Vale (Denis) John Cochrane

It was with great sadness that we received news of the death of our esteemed member, John Cochrane, on 14 February 2017, after a short and sudden illness.  He is survived by his mother and sister.  Funeral masses were held at St Mary’s Cathedral, where he was a member of the choir, on 23 February, and at Christ Church St Lawrence on the following day.  There were some fine tributes to John and photographs in the Sydney Morning Herald obituaries during that week.

John gained his degree from UNE and is best remembered for having taught Latin and French at Blue Mountains Grammar from 1983-86, Ravenswood 1987-89 and St Aloysius 1990-2003, where he served some time as Head of Languages.  Those of us who knew John remember him as a fine academic whose greatest passion lay in the field of Medieval French.  After many years of devoted research, his efforts came to fruition when he graduated from the Australian Catholic University in 2014 with a PhD, his thesis being upon the life of St Dominic. 

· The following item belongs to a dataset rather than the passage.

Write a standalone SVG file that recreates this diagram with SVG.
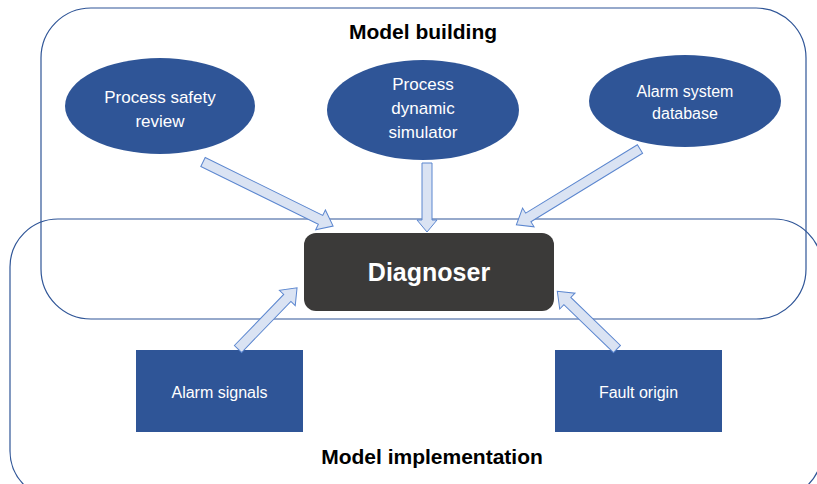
<svg xmlns="http://www.w3.org/2000/svg" width="817" height="484" viewBox="0 0 817 484">
<defs>
<style>
.region{fill:none;stroke:#2f5597;stroke-width:1.2}
.ell{fill:#2f5597}
.box{fill:#2f5597}
.t{font-family:"Liberation Sans",Arial,sans-serif;fill:#fff;text-anchor:middle}
.title{font-family:"Liberation Sans",Arial,sans-serif;font-weight:bold;font-size:21px;fill:#000;text-anchor:middle}
.arr{fill:#dae3f3;stroke:#5b86cf;stroke-width:1}
</style>
</defs>
<rect width="817" height="484" fill="#fff"/>
<g id="model-building">
<rect class="region" x="41" y="8" width="765" height="311" rx="50" ry="50"/>
<text class="title" x="423" y="39">Model building</text>
</g>
<g id="model-implementation">
<rect class="region" x="10" y="219" width="812" height="280" rx="48" ry="48"/>
<text class="title" x="432" y="464">Model implementation</text>
</g>
<g id="process-safety-review">
<ellipse class="ell" cx="160" cy="106" rx="95" ry="48"/>
<text class="t" font-size="17" x="160" y="103">Process safety</text>
<text class="t" font-size="17" x="160" y="127">review</text>
</g>
<g id="process-dynamic-simulator">
<ellipse class="ell" cx="423" cy="110" rx="96" ry="50"/>
<text class="t" font-size="17" x="423" y="90">Process</text>
<text class="t" font-size="17" x="423" y="114">dynamic</text>
<text class="t" font-size="17" x="423" y="138">simulator</text>
</g>
<g id="alarm-system-database">
<ellipse class="ell" cx="685" cy="101" rx="96" ry="46"/>
<text class="t" font-size="16" x="685" y="97">Alarm system</text>
<text class="t" font-size="16" x="685" y="119">database</text>
</g>
<g id="diagnoser">
<rect x="304" y="233" width="250" height="78" rx="12" ry="12" fill="#3b3a39"/>
<text class="t" font-size="25" font-weight="bold" x="429" y="281">Diagnoser</text>
</g>
<g id="alarm-signals">
<rect class="box" x="136" y="350" width="167" height="82"/>
<text class="t" font-size="16" x="219.5" y="398">Alarm signals</text>
</g>
<g id="fault-origin">
<rect class="box" x="555" y="350" width="167" height="82"/>
<text class="t" font-size="16" x="638.5" y="398">Fault origin</text>
</g>
<g id="connectors">
<polygon class="arr" transform="translate(203,162) rotate(26.2)" points="0,-5 131,-5 131,-11 145,0 131,11 131,5 0,5"/>
<polygon class="arr" transform="translate(427,163) rotate(90)" points="0,-5 57,-5 57,-10 69,0 57,10 57,5 0,5"/>
<polygon class="arr" transform="translate(640,149) rotate(148.5)" points="0,-5 131,-5 131,-11 145,0 131,11 131,5 0,5"/>
<polygon class="arr" transform="translate(238,349) rotate(-46)" points="0,-5 71,-5 71,-11 85,0 71,11 71,5 0,5"/>
<polygon class="arr" transform="translate(617,349) rotate(-136)" points="0,-5 69,-5 69,-11 83,0 69,11 69,5 0,5"/>
</g>
</svg>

John always found classroom teaching and school administration a challenge and his fine academic knowledge was sadly often lost on his students.  He was happiest and most comfortable in the State Library continuing his research into the lives of the saints, which occupied him until his untimely death.

John was a quiet, unassuming man who never desired to be centre stage; in fact, he shunned attention.  He could certainly be regarded as eccentric and was sometimes misunderstood because of it.  I remember how he would arrive at school every day by train (he never held a driver’s licence) with his folding umbrella in the same Grace Bros bag.  One day, he was so late for school, without making contact (before mobile phones!), that everyone was really concerned.  It seemed that he had fallen asleep on the train and woken up in the rail yards at Redfern where he had to make his way across the tracks to the platform!  The vagaries of modern life troubled him; he did not enjoy good health.

Although John lost touch with the CLTA after giving up teaching, he was a regular attendee at meetings and conferences over the years and will be remembered fondly by all of us who knew him.